Remarkably, the windscreen didn’t break. Andrews kept her cool and managed to pull over safely, albeit with a dented bonnet and a busted headlight and wing mirror.
Their son was in the backseat, and they called police to report the fallen tree once they caught their breath.
Wallace said the tree looked like a pine tree and was about four or five metres tall, and about half the tree appeared to break off and fall across the northbound lane.
“I’m thankful that my dad and my brother up in heaven must have been watching over us,” Wallace said of them escaping injury.
The northbound lane was blocked for almost an hour as workers and emergency services responded and cleared the tree.
Winds were blowing over 50km/h at a MetService weather station at the airport early afternoon on Monday.
“I’ve seen it worse,” Wallace said of the high winds. “It didn’t seem there was that much wind, really.”

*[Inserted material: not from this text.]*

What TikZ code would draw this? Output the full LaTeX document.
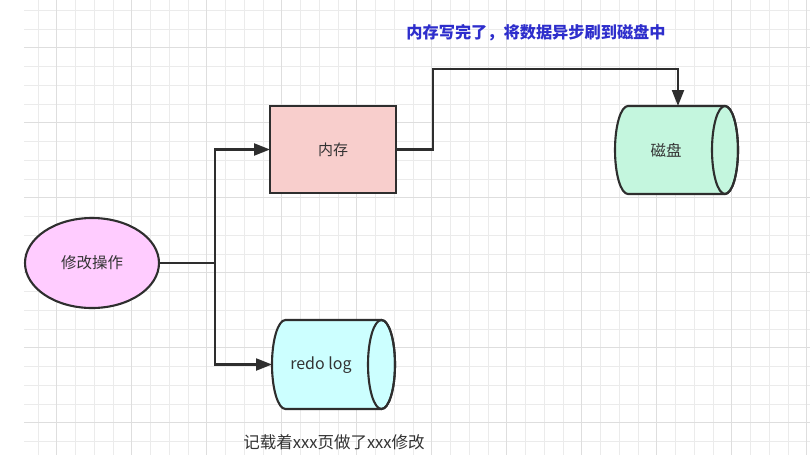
\documentclass[tikz,border=0pt]{standalone}
\usepackage{fontspec}
\setmainfont{Noto Sans CJK SC}
\usetikzlibrary{shapes.geometric,arrows.meta}
\definecolor{minorgrid}{HTML}{EBEBEB}
\definecolor{majorgrid}{HTML}{DEDEDE}
\definecolor{linec}{HTML}{2E2E2E}
\definecolor{memfill}{HTML}{F8CECC}
\definecolor{opfill}{HTML}{FFCCFF}
\definecolor{diskfill}{HTML}{C4F6DE}
\definecolor{redofill}{HTML}{CCFFFF}
\definecolor{titleblue}{HTML}{2E2ECC}
\definecolor{txt}{HTML}{333333}
\begin{document}
\begin{tikzpicture}[x=1pt,y=-1pt,
  mgrid/.style={draw=minorgrid,line width=0.9pt},
  Mgrid/.style={draw=majorgrid,line width=1pt},
  shapeline/.style={draw=linec,line width=2.1pt},
  lbl/.style={text=txt,font=\fontsize{15.5}{18}\selectfont,inner sep=0pt},
  conn/.style={draw=linec,line width=2.1pt},
  arr/.style={conn,-{Triangle[length=16pt,width=12pt]}},
  box/.style={inner sep=0pt,outer sep=0pt}]
\useasboundingbox (0,0) rectangle (810,455);
\fill[white] (0,0) rectangle (810,455);
% grid
\foreach \i in {0,...,41} \draw[mgrid] ({37.95+18.75*\i},0) -- ({37.95+18.75*\i},455);
\foreach \i in {0,...,23} \draw[mgrid] (24,{10.2+18.75*\i}) -- (810,{10.2+18.75*\i});
\foreach \i in {0,...,10} \draw[Mgrid] ({56.7+75*\i},0) -- ({56.7+75*\i},455);
\foreach \i in {0,...,5} \draw[Mgrid] (24,{47.7+75*\i}) -- (810,{47.7+75*\i});

% shapes
\node[box,shape=ellipse,shapeline,fill=opfill,minimum width=134pt,minimum height=90pt,
      text=txt,font=\fontsize{15.5}{18}\selectfont] (op) at (92,263) {修改操作};
\node[box,shapeline,fill=memfill,minimum width=126pt,minimum height=87pt,
      text=txt,font=\fontsize{15}{18}\selectfont] (mem) at (333,149.5) {内存};

% disk cylinder
\node[box,minimum width=123pt,minimum height=88pt] (disk) at (676.5,150) {};
\path[shapeline,fill=diskfill] (628,106) -- (725,106)
   arc[start angle=-90,end angle=90,x radius=13,y radius=44] -- (628,194)
   arc[start angle=90,end angle=270,x radius=13,y radius=44] -- cycle;
\draw[shapeline] (725,150) ellipse[x radius=13,y radius=44];
\node[lbl] (disklbl) at (666,150) {磁盘};

% redo log cylinder
\node[box,minimum width=123pt,minimum height=89pt] (redo) at (333.5,364.5) {};
\path[shapeline,fill=redofill] (285.5,320) -- (381.5,320)
   arc[start angle=-90,end angle=90,x radius=13.5,y radius=44.5] -- (285.5,409)
   arc[start angle=90,end angle=270,x radius=13.5,y radius=44.5] -- cycle;
\draw[shapeline] (381.5,364.5) ellipse[x radius=13.5,y radius=44.5];
\node[lbl,font=\fontsize{16}{18}\selectfont] (redolbl) at (321,365) {redo log};

% connectors
\coordinate (j) at (215,263);
\coordinate (c1) at (433,69);
\draw[conn] (op.east) -- (j);
\draw[arr] (j) |- (mem.west);
\draw[arr] (j) |- (redo.west);
\draw[arr] (mem.east) -| (c1) -| ([xshift=1.5pt]disk.north);

% texts
\node[text=titleblue,font=\fontsize{16.2}{19}\selectfont\bfseries,inner sep=0pt] (title) at (536,33) {内存写完了，将数据异步刷到磁盘中};
\node[lbl,font=\fontsize{16.5}{19}\selectfont] (note) at (334,442) {记载着xxx页做了xxx修改};
\end{tikzpicture}
\end{document}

Police confirmed no one was injured in the incident.
Serious crash in Napier
Meanwhile, two people were seriously injured in a Napier crash on Sunday afternoon.
Emergency services responded to the two-vehicle crash at the intersection of Hyderabad Rd and Pandora Rd about 1.05pm.
A Hato Hone St John spokesman said three people were taken to Hawke’s Bay Hospital by ambulance, two in a serious condition and one in a minor condition.
A Fire and Emergency New Zealand spokeswoman said firefighters used the “jaws of life” to cut one person out from one of the vehicles.
A police spokeswoman said the road and railway track were clear by 3pm.